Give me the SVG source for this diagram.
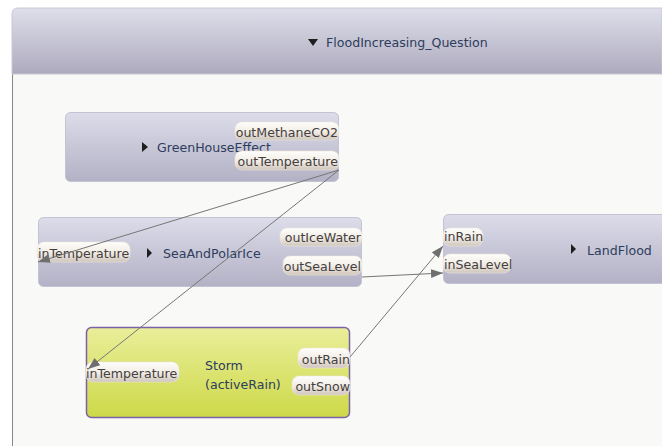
<svg xmlns="http://www.w3.org/2000/svg" width="662" height="446" viewBox="0 0 662 446">
  <defs>
    <linearGradient id="gHeader" x1="0" y1="0" x2="0" y2="1">
      <stop offset="0" stop-color="#dedfeb"/>
      <stop offset="1" stop-color="#adaabd"/>
    </linearGradient>
    <linearGradient id="gNode" x1="0" y1="0" x2="0" y2="1">
      <stop offset="0" stop-color="#dcdcea"/>
      <stop offset="1" stop-color="#b3b1c5"/>
    </linearGradient>
    <linearGradient id="gStorm" x1="0" y1="0" x2="0" y2="1">
      <stop offset="0" stop-color="#eaee9a"/>
      <stop offset="1" stop-color="#cdd948"/>
    </linearGradient>
    <linearGradient id="gPort" x1="0" y1="0" x2="0" y2="1">
      <stop offset="0" stop-color="#fffefb"/>
      <stop offset="0.55" stop-color="#f1ece5"/>
      <stop offset="1" stop-color="#cfc6bc"/>
    </linearGradient>
    <marker id="arrow" markerUnits="userSpaceOnUse" markerWidth="13" markerHeight="10" refX="12" refY="4.5" orient="auto">
      <path d="M0,0 L12,4.5 L0,9 z" fill="#6f6f6f"/>
    </marker>
  </defs>
  <style>
    .node { fill: url(#gNode); stroke: #c3c3d2; stroke-width: 1; }
    .storm { fill: url(#gStorm); stroke: #7a62a6; stroke-width: 1.5; }
    .title { font-family: "DejaVu Sans", sans-serif; font-size: 12.6px; fill: #2e3d5c; }
    .port { fill: url(#gPort); stroke: #ece6de; stroke-width: 0.6; }
    .plabel { font-family: "DejaVu Sans", sans-serif; font-size: 12.6px; fill: #453f3f; }
    .tri { fill: #1e1e1e; }
    .edge { fill: none; stroke: #767676; stroke-width: 1; }
  </style>

  <!-- canvas -->
  <rect x="0" y="0" width="662" height="446" fill="#ffffff"/>
  <rect x="12" y="74" width="650" height="372" fill="#f9f9f7"/>
  <line x1="12.5" y1="74" x2="12.5" y2="446" stroke="#8a8684" stroke-width="1"/>

  <!-- container header -->
  <g id="FloodIncreasing_Question">
    <path d="M12,74 L12,14 Q12,8 18,8 L662,8 L662,74 z" fill="url(#gHeader)" stroke="#c8c8d4" stroke-width="1"/>
    <polygon class="tri" points="308,39 318,39 313,46"/>
    <text class="title" x="326" y="47">FloodIncreasing_Question</text>
  </g>

  <!-- GreenHouseEffect -->
  <g id="GreenHouseEffect">
    <rect class="node" x="65.5" y="112.5" width="273" height="69" rx="5"/>
    <polygon class="tri" points="142,142 148,147 142,152"/>
    <text class="title" x="157" y="152">GreenHouseEffect</text>
    <rect class="port" x="235" y="122" width="104" height="18" rx="7"/>
    <text class="plabel" x="338" y="137" text-anchor="end">outMethaneCO2</text>
    <rect class="port" x="235" y="151" width="104" height="19" rx="7"/>
    <text class="plabel" x="338" y="166" text-anchor="end">outTemperature</text>
  </g>

  <!-- SeaAndPolarIce -->
  <g id="SeaAndPolarIce">
    <rect class="node" x="38.5" y="217.5" width="323" height="69" rx="5"/>
    <polygon class="tri" points="147,248 152,253 147,258"/>
    <text class="title" x="163" y="258">SeaAndPolarIce</text>
    <rect class="port" x="37" y="242" width="93" height="20" rx="7"/>
    <text class="plabel" x="38" y="258">inTemperature</text>
    <rect class="port" x="280" y="228" width="82" height="18" rx="7"/>
    <text class="plabel" x="361" y="242" text-anchor="end">outIceWater</text>
    <rect class="port" x="283" y="256" width="79" height="19" rx="7"/>
    <text class="plabel" x="361" y="271" text-anchor="end">outSeaLevel</text>
  </g>

  <!-- LandFlood -->
  <g id="LandFlood">
    <rect class="node" x="443.5" y="214.5" width="230" height="69" rx="5"/>
    <polygon class="tri" points="571,244 576,249 571,254"/>
    <text class="title" x="587" y="255">LandFlood</text>
    <rect class="port" x="443" y="228" width="40" height="18" rx="7"/>
    <text class="plabel" x="444" y="241">inRain</text>
    <rect class="port" x="443" y="254" width="68" height="19" rx="7"/>
    <text class="plabel" x="444" y="269">inSeaLevel</text>
  </g>

  <!-- Storm -->
  <g id="Storm">
    <rect class="storm" x="86.5" y="327.5" width="263" height="90" rx="5"/>
    <text class="title" x="205" y="370">Storm</text>
    <text class="title" x="205" y="389">(activeRain)</text>
    <rect class="port" x="86" y="362" width="93" height="20" rx="7"/>
    <text class="plabel" x="86" y="378">inTemperature</text>
    <rect class="port" x="298" y="348" width="52" height="20" rx="7"/>
    <text class="plabel" x="350" y="364" text-anchor="end">outRain</text>
    <rect class="port" x="292" y="376" width="58" height="19" rx="7"/>
    <text class="plabel" x="350" y="391" text-anchor="end">outSnow</text>
  </g>

  <!-- connectors -->
  <g id="connectors">
    <line class="edge" x1="339" y1="170" x2="38" y2="262" marker-end="url(#arrow)"/>
    <line class="edge" x1="339" y1="170" x2="88" y2="369" marker-end="url(#arrow)"/>
    <polyline class="edge" points="362,277 382,276 443,273" marker-end="url(#arrow)"/>
    <line class="edge" x1="350" y1="357" x2="443" y2="246" marker-end="url(#arrow)"/>
  </g>
</svg>
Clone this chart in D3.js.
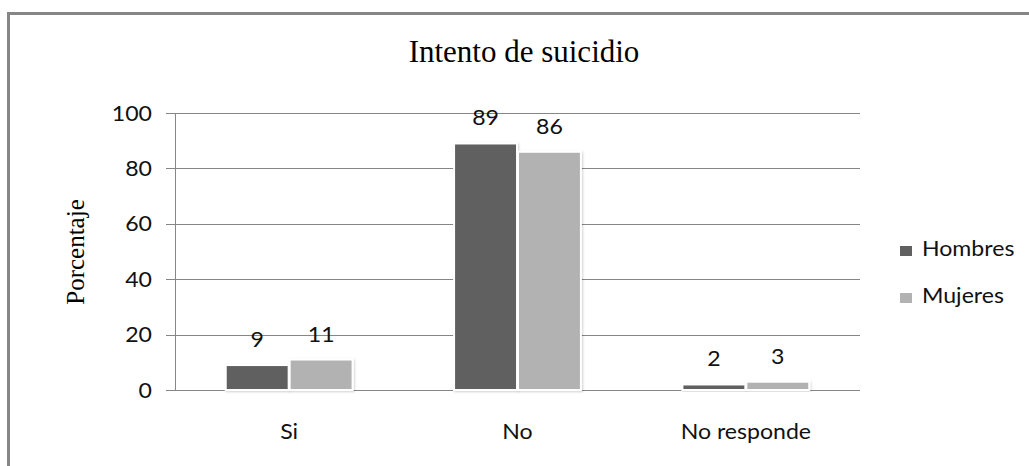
<!DOCTYPE html>
<html>
<head>
<meta charset="utf-8">
<script src="https://cdn.jsdelivr.net/npm/d3@7"></script>
<style>
html,body{margin:0;padding:0;background:#fff;}
svg{display:block;}
</style>
</head>
<body>
<svg id="chart" width="1029" height="466"></svg>
<script>
const categories = ["Si", "No", "No responde"];
const seriesNames = ["Hombres", "Mujeres"];
const hombres = [9, 89, 2];
const mujeres = [11, 86, 3];
const yTicks = [0, 20, 40, 60, 80, 100];
const titleText = "Intento de suicidio";
const yLabelText = "Porcentaje";

const colors = {Hombres: "#606060", Mujeres: "#b2b2b2"};
const seriesValues = {Hombres: hombres, Mujeres: mujeres};
const SANS = "Lato, 'Open Sans', sans-serif";
const SX = 1.1; // horizontal stretch of sans text

const svg = d3.select("#chart");
const defs = svg.append("defs");
const f = defs.append("filter").attr("id","sh").attr("x","-10%").attr("y","-10%").attr("width","130%").attr("height","130%");
f.append("feDropShadow").attr("dx",1).attr("dy",1).attr("stdDeviation",1.2).attr("flood-color","#000").attr("flood-opacity",0.18);

// outer border
svg.append("rect").attr("x",8.5).attr("y",13.5).attr("width",1040).attr("height",470)
  .attr("fill","none").attr("stroke","#868686").attr("stroke-width",3);

const pLeft = 175, pRight = 860, pTop = 113, pBottom = 390;
const x = d3.scaleBand().domain(categories).range([pLeft, pRight]).paddingInner(0.44).paddingOuter(0.22);
const xs = d3.scaleBand().domain(seriesNames).range([0, x.bandwidth()]);
const y = d3.scaleLinear().domain([0, 100]).range([pBottom, pTop]);

// gridlines
svg.append("g").selectAll("line").data(yTicks).join("line")
  .attr("x1", pLeft - 9).attr("x2", pRight)
  .attr("y1", d => Math.round(y(d)) + 0.5).attr("y2", d => Math.round(y(d)) + 0.5)
  .attr("stroke", "#868686").attr("stroke-width", 1);

// y axis line
svg.append("line").attr("x1", pLeft + 0.5).attr("x2", pLeft + 0.5).attr("y1", pTop).attr("y2", pBottom)
  .attr("stroke", "#868686").attr("stroke-width", 1);

function sansText(sel, px, py, anchor) {
  return sel.attr("transform", (d, i) => `translate(${px(d, i)},${py(d, i)}) scale(${SX},1)`)
    .attr("text-anchor", anchor).attr("font-family", SANS)
    .attr("font-size", 21).attr("fill", "#111");
}

// y tick labels
sansText(svg.append("g").selectAll("text").data(yTicks).join("text"), () => 152, d => y(d), "end")
  .attr("dy", "0.36em").text(d => d);

// bars
const groups = svg.append("g").selectAll("g").data(categories).join("g")
  .attr("transform", d => `translate(${x(d)},0)`);
groups.selectAll("rect").data((c, i) => seriesNames.map(s => ({s, v: seriesValues[s][i]}))).join("rect")
  .attr("x", d => xs(d.s) + 0.5).attr("width", xs.bandwidth() - 1)
  .attr("y", d => y(d.v)).attr("height", d => y(0) - y(d.v))
  .attr("fill", d => colors[d.s]).attr("stroke", "#fff").attr("stroke-width", 2)
  .attr("filter", "url(#sh)");

// value labels
sansText(groups.selectAll("text").data((c, i) => seriesNames.map(s => ({s, v: seriesValues[s][i]}))).join("text"),
  d => xs(d.s) + xs.bandwidth() / 2, d => y(d.v) - 18, "middle").text(d => d.v);

// category labels
sansText(svg.append("g").selectAll("text").data(categories).join("text"),
  d => x(d) + x.bandwidth() / 2, () => 439, "middle").text(d => d);

// title
svg.append("text").attr("x", 524).attr("y", 62).attr("text-anchor", "middle")
  .attr("font-family", "'Liberation Serif', 'Times New Roman', serif").attr("font-size", 31)
  .attr("fill", "#000").text(titleText);

// y label
svg.append("text").attr("transform", "translate(84,252) rotate(-90)").attr("text-anchor", "middle")
  .attr("font-family", "'Liberation Serif', 'Times New Roman', serif").attr("font-size", 25)
  .attr("fill", "#000").text(yLabelText);

// legend
const legend = svg.append("g").selectAll("g").data(seriesNames).join("g")
  .attr("transform", (d, i) => `translate(900,${246 + i * 47})`);
legend.append("rect").attr("width", 12).attr("height", 10).attr("fill", d => colors[d]);
sansText(legend.append("text"), () => 22, () => 10, "start").text(d => d);
</script>
</body>
</html>
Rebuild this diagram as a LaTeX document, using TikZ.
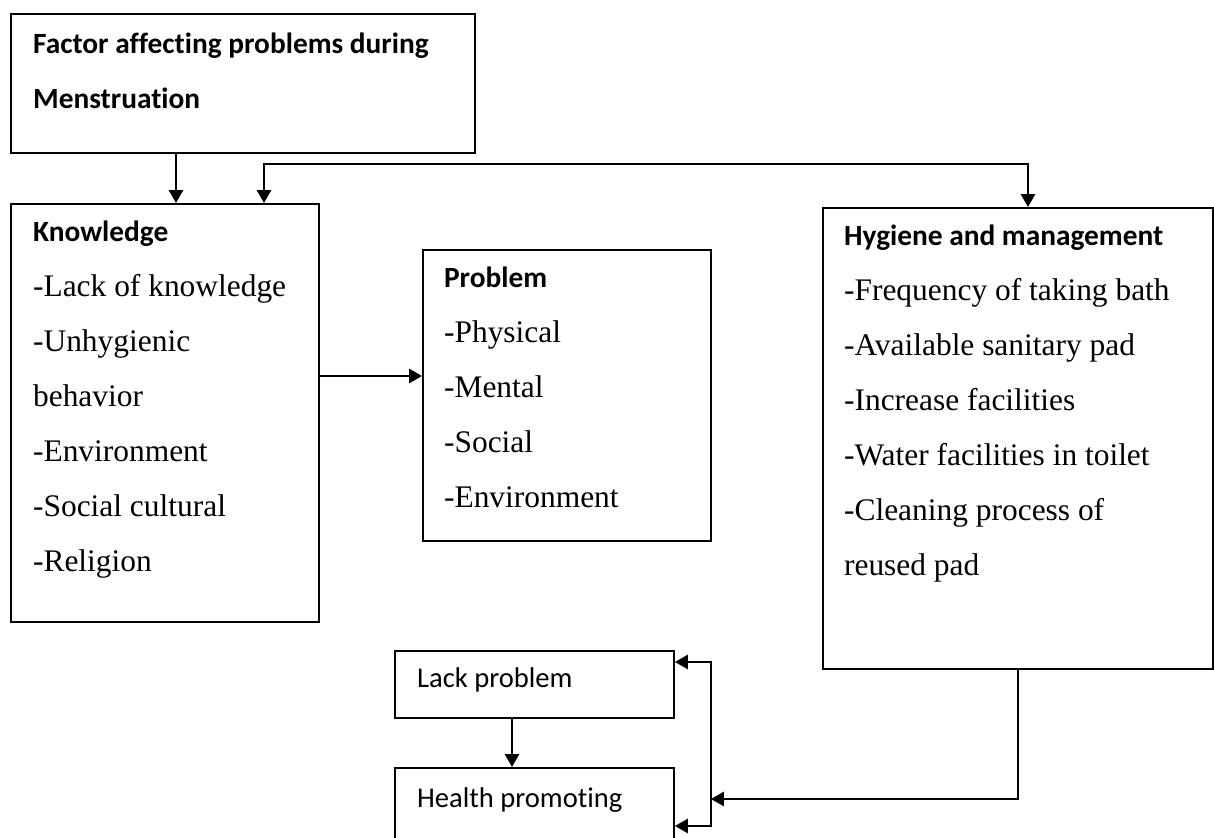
- - -
→ **What the task asks**
Determine the number of lines where the string "diagram" occurs, and give that number only.

→ **Solution**
2